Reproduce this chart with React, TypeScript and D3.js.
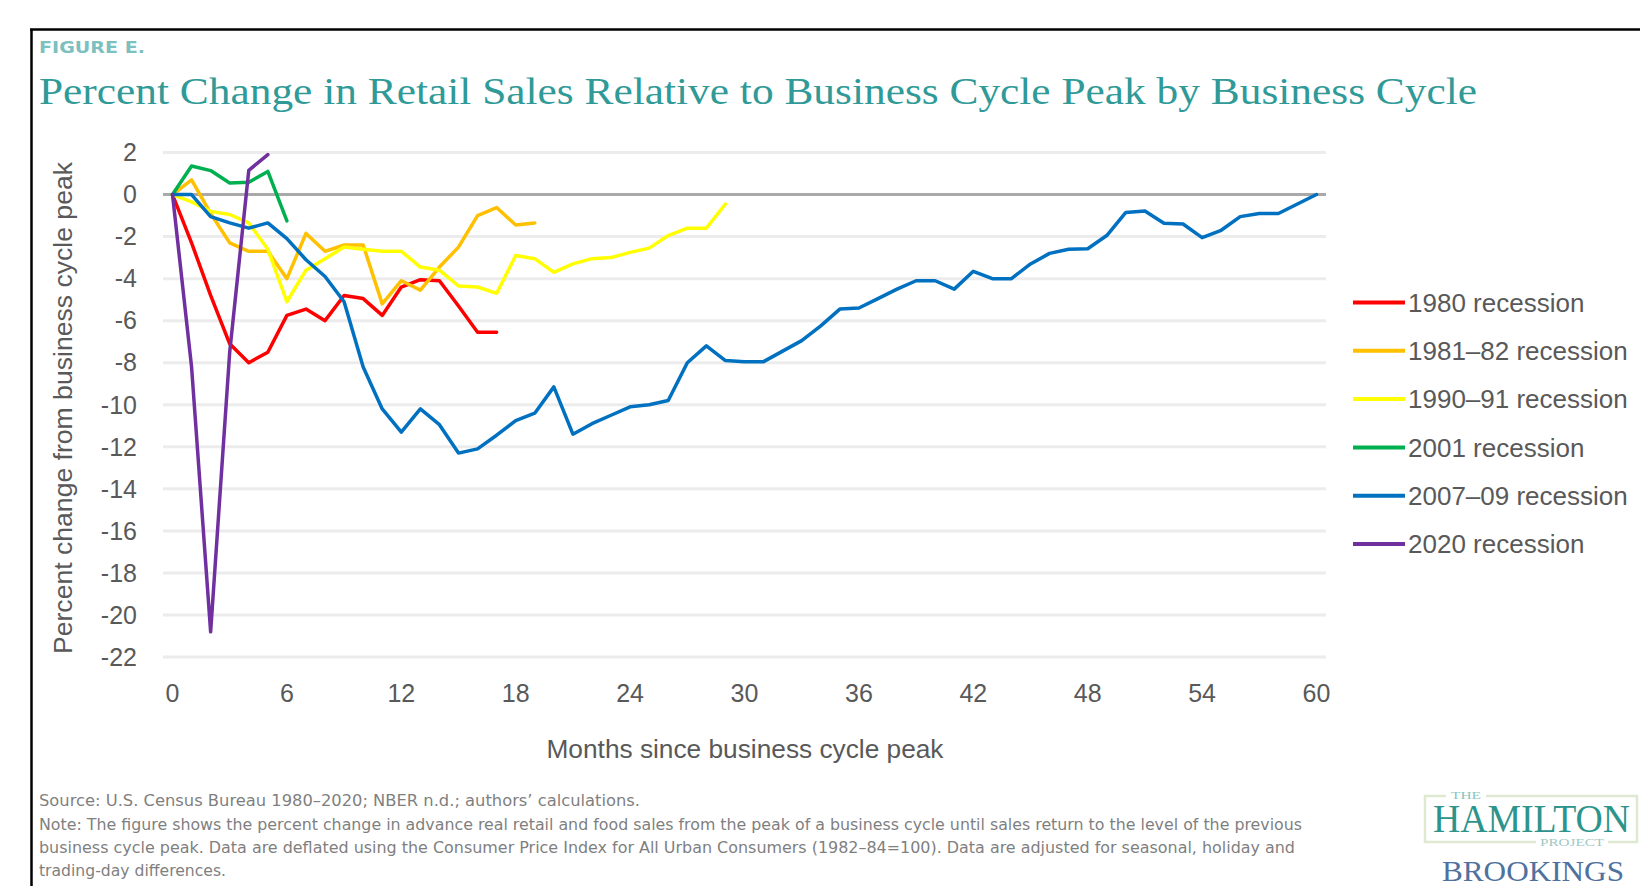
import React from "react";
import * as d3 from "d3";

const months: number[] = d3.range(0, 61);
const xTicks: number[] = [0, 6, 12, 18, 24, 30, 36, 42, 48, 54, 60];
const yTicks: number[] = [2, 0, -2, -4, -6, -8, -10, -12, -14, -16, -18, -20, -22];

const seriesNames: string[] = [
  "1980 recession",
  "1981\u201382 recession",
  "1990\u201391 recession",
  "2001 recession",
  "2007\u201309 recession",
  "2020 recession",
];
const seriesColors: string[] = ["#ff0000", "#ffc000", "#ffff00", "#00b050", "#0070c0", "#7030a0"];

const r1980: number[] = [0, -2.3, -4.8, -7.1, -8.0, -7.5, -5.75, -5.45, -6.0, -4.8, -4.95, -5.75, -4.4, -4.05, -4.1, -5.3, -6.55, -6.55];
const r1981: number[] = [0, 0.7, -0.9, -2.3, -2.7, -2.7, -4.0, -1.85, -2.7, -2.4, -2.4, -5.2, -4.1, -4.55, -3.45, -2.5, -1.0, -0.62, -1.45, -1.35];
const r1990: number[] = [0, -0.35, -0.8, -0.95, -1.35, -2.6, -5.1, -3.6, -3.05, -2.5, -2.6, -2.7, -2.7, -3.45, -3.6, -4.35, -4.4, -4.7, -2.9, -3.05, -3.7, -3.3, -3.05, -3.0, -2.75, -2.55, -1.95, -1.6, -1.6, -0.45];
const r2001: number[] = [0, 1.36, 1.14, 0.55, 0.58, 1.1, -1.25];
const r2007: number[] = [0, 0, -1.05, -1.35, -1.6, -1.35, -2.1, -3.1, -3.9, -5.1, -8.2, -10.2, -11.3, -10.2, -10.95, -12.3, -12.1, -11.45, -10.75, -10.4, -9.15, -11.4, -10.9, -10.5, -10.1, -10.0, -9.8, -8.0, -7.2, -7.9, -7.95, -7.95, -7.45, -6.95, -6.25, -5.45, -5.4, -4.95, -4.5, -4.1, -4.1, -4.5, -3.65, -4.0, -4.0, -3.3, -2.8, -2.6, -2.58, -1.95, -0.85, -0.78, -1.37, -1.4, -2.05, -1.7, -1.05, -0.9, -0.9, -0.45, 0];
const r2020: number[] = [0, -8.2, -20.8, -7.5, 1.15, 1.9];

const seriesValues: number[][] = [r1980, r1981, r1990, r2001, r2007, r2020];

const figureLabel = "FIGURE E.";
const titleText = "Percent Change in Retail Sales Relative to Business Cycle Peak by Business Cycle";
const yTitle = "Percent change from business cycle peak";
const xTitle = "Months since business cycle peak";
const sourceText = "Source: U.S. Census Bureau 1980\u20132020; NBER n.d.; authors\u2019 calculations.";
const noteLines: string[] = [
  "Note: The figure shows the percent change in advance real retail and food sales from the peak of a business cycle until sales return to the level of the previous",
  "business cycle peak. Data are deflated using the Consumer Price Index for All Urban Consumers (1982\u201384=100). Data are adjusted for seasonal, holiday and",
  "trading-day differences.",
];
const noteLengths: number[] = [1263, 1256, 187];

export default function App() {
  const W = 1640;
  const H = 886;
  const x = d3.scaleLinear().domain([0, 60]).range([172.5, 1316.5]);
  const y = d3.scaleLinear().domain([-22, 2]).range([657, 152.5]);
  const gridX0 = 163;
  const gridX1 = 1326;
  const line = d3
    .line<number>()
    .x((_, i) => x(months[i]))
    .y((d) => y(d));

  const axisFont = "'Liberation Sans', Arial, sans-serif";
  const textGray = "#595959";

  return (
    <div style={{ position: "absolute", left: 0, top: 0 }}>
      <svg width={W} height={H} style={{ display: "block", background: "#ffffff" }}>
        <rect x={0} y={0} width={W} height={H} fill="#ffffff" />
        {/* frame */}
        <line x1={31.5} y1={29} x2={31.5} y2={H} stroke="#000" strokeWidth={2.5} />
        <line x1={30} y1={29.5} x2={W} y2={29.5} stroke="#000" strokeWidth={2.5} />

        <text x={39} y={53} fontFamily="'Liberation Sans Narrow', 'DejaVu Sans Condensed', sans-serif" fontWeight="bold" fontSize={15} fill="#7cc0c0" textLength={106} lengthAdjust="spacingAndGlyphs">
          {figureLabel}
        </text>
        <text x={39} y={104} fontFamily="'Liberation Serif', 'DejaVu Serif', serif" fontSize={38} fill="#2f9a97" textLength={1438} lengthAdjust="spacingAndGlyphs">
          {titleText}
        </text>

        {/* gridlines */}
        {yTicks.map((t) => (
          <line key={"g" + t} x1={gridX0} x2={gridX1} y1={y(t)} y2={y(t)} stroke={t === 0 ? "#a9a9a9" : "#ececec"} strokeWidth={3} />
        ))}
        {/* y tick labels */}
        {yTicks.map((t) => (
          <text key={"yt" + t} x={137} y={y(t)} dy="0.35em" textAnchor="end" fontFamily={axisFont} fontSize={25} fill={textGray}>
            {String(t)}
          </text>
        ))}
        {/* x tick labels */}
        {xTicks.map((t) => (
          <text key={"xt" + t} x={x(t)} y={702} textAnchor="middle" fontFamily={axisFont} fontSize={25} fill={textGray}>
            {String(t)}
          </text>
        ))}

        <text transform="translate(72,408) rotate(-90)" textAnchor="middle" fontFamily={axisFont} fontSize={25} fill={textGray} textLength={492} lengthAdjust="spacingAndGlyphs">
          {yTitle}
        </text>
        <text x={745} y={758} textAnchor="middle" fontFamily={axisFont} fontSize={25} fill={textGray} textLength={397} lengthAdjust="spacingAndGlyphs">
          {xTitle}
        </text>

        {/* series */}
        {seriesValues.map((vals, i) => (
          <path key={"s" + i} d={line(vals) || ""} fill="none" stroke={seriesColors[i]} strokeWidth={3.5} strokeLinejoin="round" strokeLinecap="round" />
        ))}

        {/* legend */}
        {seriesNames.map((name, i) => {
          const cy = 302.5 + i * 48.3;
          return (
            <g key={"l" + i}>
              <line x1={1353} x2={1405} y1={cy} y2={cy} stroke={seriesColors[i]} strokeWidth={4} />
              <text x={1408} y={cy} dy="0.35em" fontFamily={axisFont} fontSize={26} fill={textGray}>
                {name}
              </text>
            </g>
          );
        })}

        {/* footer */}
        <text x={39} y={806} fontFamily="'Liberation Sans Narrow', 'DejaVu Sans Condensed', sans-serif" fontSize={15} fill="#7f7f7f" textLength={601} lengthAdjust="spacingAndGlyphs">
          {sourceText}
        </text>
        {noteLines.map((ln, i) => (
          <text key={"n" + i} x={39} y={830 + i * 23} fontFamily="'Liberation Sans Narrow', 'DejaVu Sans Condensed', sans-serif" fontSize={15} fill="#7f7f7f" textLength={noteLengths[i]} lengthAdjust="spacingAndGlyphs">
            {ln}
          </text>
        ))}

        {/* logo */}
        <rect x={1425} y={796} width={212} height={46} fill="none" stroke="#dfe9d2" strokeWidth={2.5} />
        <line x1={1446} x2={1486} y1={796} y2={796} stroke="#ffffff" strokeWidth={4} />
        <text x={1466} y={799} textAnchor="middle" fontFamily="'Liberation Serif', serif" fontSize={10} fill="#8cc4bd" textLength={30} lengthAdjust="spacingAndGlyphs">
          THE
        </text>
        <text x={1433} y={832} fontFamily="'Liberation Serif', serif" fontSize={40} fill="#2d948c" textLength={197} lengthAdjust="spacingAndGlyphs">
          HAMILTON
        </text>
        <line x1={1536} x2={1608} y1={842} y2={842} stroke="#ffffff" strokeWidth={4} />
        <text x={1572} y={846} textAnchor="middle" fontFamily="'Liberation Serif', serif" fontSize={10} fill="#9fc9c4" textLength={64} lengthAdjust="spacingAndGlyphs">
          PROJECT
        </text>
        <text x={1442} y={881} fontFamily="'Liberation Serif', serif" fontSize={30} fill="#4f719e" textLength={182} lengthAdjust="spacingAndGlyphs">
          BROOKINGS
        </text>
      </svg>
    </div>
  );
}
= = =
GIVEN TASK: Exactly as they appear, print the lines of the listing above from its first line through the line that contains "const seriesValues: number[][]", minus the pictures.

RESULT FOR THIS EXERCISE:
Reproduce this chart with React, TypeScript and D3.js.
import React from "react";
import * as d3 from "d3";

const months: number[] = d3.range(0, 61);
const xTicks: number[] = [0, 6, 12, 18, 24, 30, 36, 42, 48, 54, 60];
const yTicks: number[] = [2, 0, -2, -4, -6, -8, -10, -12, -14, -16, -18, -20, -22];

const seriesNames: string[] = [
  "1980 recession",
  "1981\u201382 recession",
  "1990\u201391 recession",
  "2001 recession",
  "2007\u201309 recession",
  "2020 recession",
];
const seriesColors: string[] = ["#ff0000", "#ffc000", "#ffff00", "#00b050", "#0070c0", "#7030a0"];

const r1980: number[] = [0, -2.3, -4.8, -7.1, -8.0, -7.5, -5.75, -5.45, -6.0, -4.8, -4.95, -5.75, -4.4, -4.05, -4.1, -5.3, -6.55, -6.55];
const r1981: number[] = [0, 0.7, -0.9, -2.3, -2.7, -2.7, -4.0, -1.85, -2.7, -2.4, -2.4, -5.2, -4.1, -4.55, -3.45, -2.5, -1.0, -0.62, -1.45, -1.35];
const r1990: number[] = [0, -0.35, -0.8, -0.95, -1.35, -2.6, -5.1, -3.6, -3.05, -2.5, -2.6, -2.7, -2.7, -3.45, -3.6, -4.35, -4.4, -4.7, -2.9, -3.05, -3.7, -3.3, -3.05, -3.0, -2.75, -2.55, -1.95, -1.6, -1.6, -0.45];
const r2001: number[] = [0, 1.36, 1.14, 0.55, 0.58, 1.1, -1.25];
const r2007: number[] = [0, 0, -1.05, -1.35, -1.6, -1.35, -2.1, -3.1, -3.9, -5.1, -8.2, -10.2, -11.3, -10.2, -10.95, -12.3, -12.1, -11.45, -10.75, -10.4, -9.15, -11.4, -10.9, -10.5, -10.1, -10.0, -9.8, -8.0, -7.2, -7.9, -7.95, -7.95, -7.45, -6.95, -6.25, -5.45, -5.4, -4.95, -4.5, -4.1, -4.1, -4.5, -3.65, -4.0, -4.0, -3.3, -2.8, -2.6, -2.58, -1.95, -0.85, -0.78, -1.37, -1.4, -2.05, -1.7, -1.05, -0.9, -0.9, -0.45, 0];
const r2020: number[] = [0, -8.2, -20.8, -7.5, 1.15, 1.9];

const seriesValues: number[][] = [r1980, r1981, r1990, r2001, r2007, r2020];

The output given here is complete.